Retype the data that follows line by line, exactly, and leave its pictures out.

******

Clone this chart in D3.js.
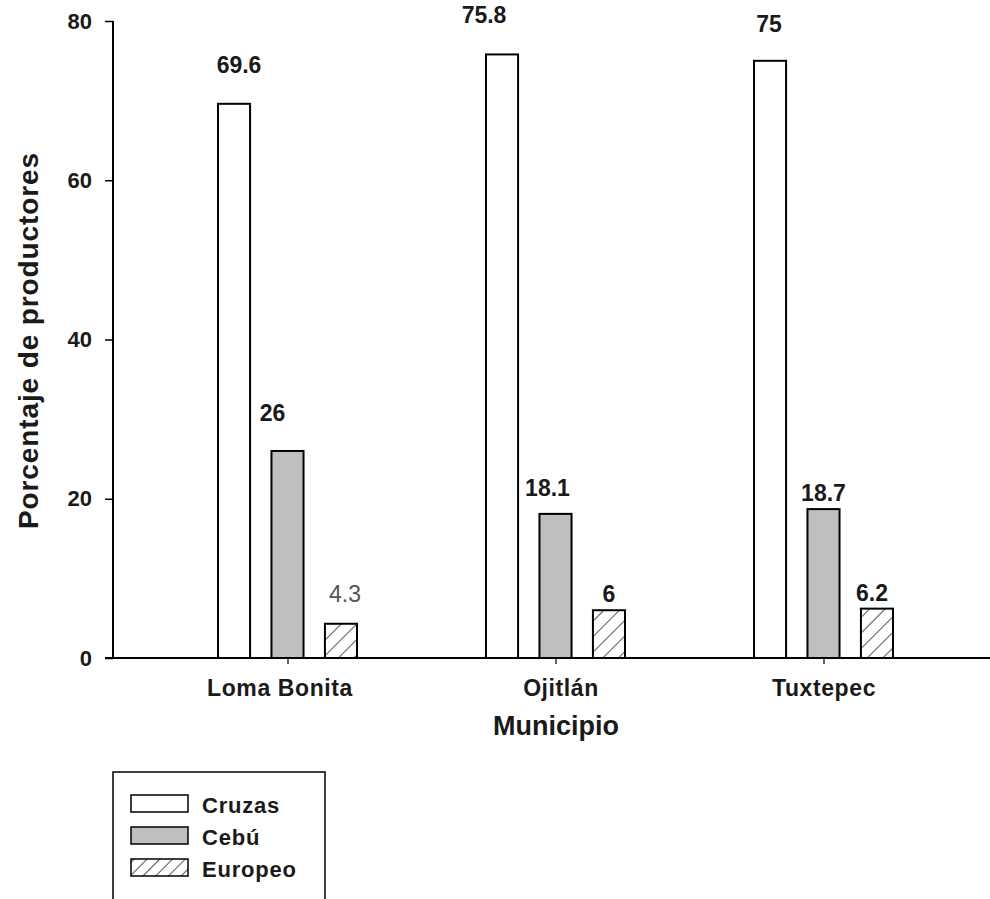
<!DOCTYPE html>
<html><head><meta charset="utf-8">
<script src="https://cdn.jsdelivr.net/npm/d3@7"></script>
<style>body{margin:0;background:#fff}svg{display:block}text{font-family:"Liberation Sans",Arial,sans-serif}</style>
</head><body>
<svg id="c" width="990" height="899"></svg>
<script>
const categories = ["Loma Bonita", "Ojitlán", "Tuxtepec"];
const seriesNames = ["Cruzas", "Cebú", "Europeo"];
const cruzas = [69.6, 75.8, 75];
const cebu = [26, 18.1, 18.7];
const europeo = [4.3, 6, 6.2];
const yTicks = [0, 20, 40, 60, 80];

// label placement (style, not data): baseline distance above bar top, horizontal shift
const labelDy = [[31, 31, 29], [30, 18, 8], [22, 8, 8]];
const labelDx = [[5, -18, -1], [-15, -8, 0], [4, 0, -5]];

const svg = d3.select("#c");
const defs = svg.append("defs");
function hatch(id, size) {
  const p = defs.append("pattern").attr("id", id).attr("patternUnits","userSpaceOnUse")
    .attr("width", size).attr("height", size).attr("patternTransform","rotate(45)");
  p.append("rect").attr("width", size).attr("height", size).attr("fill","#fff");
  p.append("line").attr("x1",0).attr("y1",0).attr("x2",0).attr("y2",size).attr("stroke","#222").attr("stroke-width",1.5);
}
hatch("hatch", 11);
hatch("hatchL", 9);

const fills = ["#ffffff", "#bfbfbf", "url(#hatch)"];
const legendFills = ["#ffffff", "#bfbfbf", "url(#hatchL)"];
const series = [cruzas, cebu, europeo];

const y = d3.scaleLinear().domain([0, 80]).range([658, 21]);
const x0 = d3.scaleBand().domain(categories).range([154, 958]);
const x1 = d3.scaleBand().domain(seriesNames).range([-70, 69]).paddingInner(0.4);

// y axis
const yAxis = d3.axisLeft(y).tickValues(yTicks).tickSize(8).tickPadding(13);
const gy = svg.append("g").attr("transform","translate(113,0)").call(yAxis);
gy.select(".domain").attr("stroke","#000").attr("stroke-width",2).attr("d","M0,658V21");
gy.selectAll(".tick line").attr("stroke","#000").attr("stroke-width",1.5);
gy.selectAll(".tick text").attr("font-size",22).attr("font-weight","bold").attr("fill","#1a1a1a");

// x axis
const xAxis = d3.axisBottom(x0).tickSize(6).tickPadding(16);
const gx = svg.append("g").attr("transform","translate(0,658)").call(xAxis);
gx.select(".domain").attr("stroke","#000").attr("stroke-width",2).attr("d","M105,0H990");
gx.selectAll(".tick line").attr("stroke","#000").attr("stroke-width",1.2);
gx.selectAll(".tick text").attr("font-size",23).attr("font-weight","bold").attr("fill","#1a1a1a")
  .attr("letter-spacing", 0.6).attr("dx", (d,i) => [-8, 5, 0][i]);

// bars
seriesNames.forEach((s, si) => {
  const g = svg.append("g");
  g.selectAll("rect").data(series[si]).join("rect")
    .attr("x", (d,i) => x0(categories[i]) + x0.bandwidth()/2 + x1(s))
    .attr("y", d => y(d))
    .attr("width", x1.bandwidth())
    .attr("height", d => y(0) - y(d))
    .attr("fill", fills[si]).attr("stroke","#000").attr("stroke-width",2);
  g.selectAll("text").data(series[si]).join("text")
    .attr("x", (d,i) => x0(categories[i]) + x0.bandwidth()/2 + x1(s) + x1.bandwidth()/2 + labelDx[si][i])
    .attr("y", (d,i) => y(d) - labelDy[si][i])
    .attr("text-anchor","middle")
    .attr("font-size",23)
    .attr("font-weight", (d,i) => (si === 2 && i === 0) ? "normal" : "bold")
    .attr("fill", (d,i) => (si === 2 && i === 0) ? "#555" : "#1a1a1a")
    .text(d => d);
});

// axis titles
svg.append("text").attr("transform","translate(38,341) rotate(-90)").attr("text-anchor","middle")
  .attr("font-size",28).attr("font-weight","bold").attr("fill","#1a1a1a")
  .attr("textLength",376).attr("lengthAdjust","spacing").text("Porcentaje de productores");
svg.append("text").attr("x",556).attr("y",735).attr("text-anchor","middle")
  .attr("font-size",27).attr("font-weight","bold").attr("fill","#1a1a1a").text("Municipio");

// legend
const lg = svg.append("g");
lg.append("rect").attr("x",113).attr("y",772).attr("width",212).attr("height",140)
  .attr("fill","#fff").attr("stroke","#000").attr("stroke-width",1.5);
seriesNames.forEach((s, i) => {
  const yy = 795 + i*32;
  lg.append("rect").attr("x",131).attr("y",yy).attr("width",57).attr("height",17)
    .attr("fill",legendFills[i]).attr("stroke","#000").attr("stroke-width",1.5);
  lg.append("text").attr("x",202).attr("y",yy+18).attr("font-size",22).attr("font-weight","bold")
    .attr("letter-spacing",0.8).attr("fill","#1a1a1a").text(s);
});
</script>
</body></html>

******

== Full answer ==
Clone this chart in D3.js.
<!DOCTYPE html>
<html><head><meta charset="utf-8">
<script src="https://cdn.jsdelivr.net/npm/d3@7"></script>
<style>body{margin:0;background:#fff}svg{display:block}text{font-family:"Liberation Sans",Arial,sans-serif}</style>
</head><body>
<svg id="c" width="990" height="899"></svg>
<script>
const categories = ["Loma Bonita", "Ojitlán", "Tuxtepec"];
const seriesNames = ["Cruzas", "Cebú", "Europeo"];
const cruzas = [69.6, 75.8, 75];
const cebu = [26, 18.1, 18.7];
const europeo = [4.3, 6, 6.2];
const yTicks = [0, 20, 40, 60, 80];

// label placement (style, not data): baseline distance above bar top, horizontal shift
const labelDy = [[31, 31, 29], [30, 18, 8], [22, 8, 8]];
const labelDx = [[5, -18, -1], [-15, -8, 0], [4, 0, -5]];

const svg = d3.select("#c");
const defs = svg.append("defs");
function hatch(id, size) {
  const p = defs.append("pattern").attr("id", id).attr("patternUnits","userSpaceOnUse")
    .attr("width", size).attr("height", size).attr("patternTransform","rotate(45)");
  p.append("rect").attr("width", size).attr("height", size).attr("fill","#fff");
  p.append("line").attr("x1",0).attr("y1",0).attr("x2",0).attr("y2",size).attr("stroke","#222").attr("stroke-width",1.5);
}
hatch("hatch", 11);
hatch("hatchL", 9);

const fills = ["#ffffff", "#bfbfbf", "url(#hatch)"];
const legendFills = ["#ffffff", "#bfbfbf", "url(#hatchL)"];
const series = [cruzas, cebu, europeo];

const y = d3.scaleLinear().domain([0, 80]).range([658, 21]);
const x0 = d3.scaleBand().domain(categories).range([154, 958]);
const x1 = d3.scaleBand().domain(seriesNames).range([-70, 69]).paddingInner(0.4);

// y axis
const yAxis = d3.axisLeft(y).tickValues(yTicks).tickSize(8).tickPadding(13);
const gy = svg.append("g").attr("transform","translate(113,0)").call(yAxis);
gy.select(".domain").attr("stroke","#000").attr("stroke-width",2).attr("d","M0,658V21");
gy.selectAll(".tick line").attr("stroke","#000").attr("stroke-width",1.5);
gy.selectAll(".tick text").attr("font-size",22).attr("font-weight","bold").attr("fill","#1a1a1a");

// x axis
const xAxis = d3.axisBottom(x0).tickSize(6).tickPadding(16);
const gx = svg.append("g").attr("transform","translate(0,658)").call(xAxis);
gx.select(".domain").attr("stroke","#000").attr("stroke-width",2).attr("d","M105,0H990");
gx.selectAll(".tick line").attr("stroke","#000").attr("stroke-width",1.2);
gx.selectAll(".tick text").attr("font-size",23).attr("font-weight","bold").attr("fill","#1a1a1a")
  .attr("letter-spacing", 0.6).attr("dx", (d,i) => [-8, 5, 0][i]);

// bars
seriesNames.forEach((s, si) => {
  const g = svg.append("g");
  g.selectAll("rect").data(series[si]).join("rect")
    .attr("x", (d,i) => x0(categories[i]) + x0.bandwidth()/2 + x1(s))
    .attr("y", d => y(d))
    .attr("width", x1.bandwidth())
    .attr("height", d => y(0) - y(d))
    .attr("fill", fills[si]).attr("stroke","#000").attr("stroke-width",2);
  g.selectAll("text").data(series[si]).join("text")
    .attr("x", (d,i) => x0(categories[i]) + x0.bandwidth()/2 + x1(s) + x1.bandwidth()/2 + labelDx[si][i])
    .attr("y", (d,i) => y(d) - labelDy[si][i])
    .attr("text-anchor","middle")
    .attr("font-size",23)
    .attr("font-weight", (d,i) => (si === 2 && i === 0) ? "normal" : "bold")
    .attr("fill", (d,i) => (si === 2 && i === 0) ? "#555" : "#1a1a1a")
    .text(d => d);
});

// axis titles
svg.append("text").attr("transform","translate(38,341) rotate(-90)").attr("text-anchor","middle")
  .attr("font-size",28).attr("font-weight","bold").attr("fill","#1a1a1a")
  .attr("textLength",376).attr("lengthAdjust","spacing").text("Porcentaje de productores");
svg.append("text").attr("x",556).attr("y",735).attr("text-anchor","middle")
  .attr("font-size",27).attr("font-weight","bold").attr("fill","#1a1a1a").text("Municipio");

// legend
const lg = svg.append("g");
lg.append("rect").attr("x",113).attr("y",772).attr("width",212).attr("height",140)
  .attr("fill","#fff").attr("stroke","#000").attr("stroke-width",1.5);
seriesNames.forEach((s, i) => {
  const yy = 795 + i*32;
  lg.append("rect").attr("x",131).attr("y",yy).attr("width",57).attr("height",17)
    .attr("fill",legendFills[i]).attr("stroke","#000").attr("stroke-width",1.5);
  lg.append("text").attr("x",202).attr("y",yy+18).attr("font-size",22).attr("font-weight","bold")
    .attr("letter-spacing",0.8).attr("fill","#1a1a1a").text(s);
});
</script>
</body></html>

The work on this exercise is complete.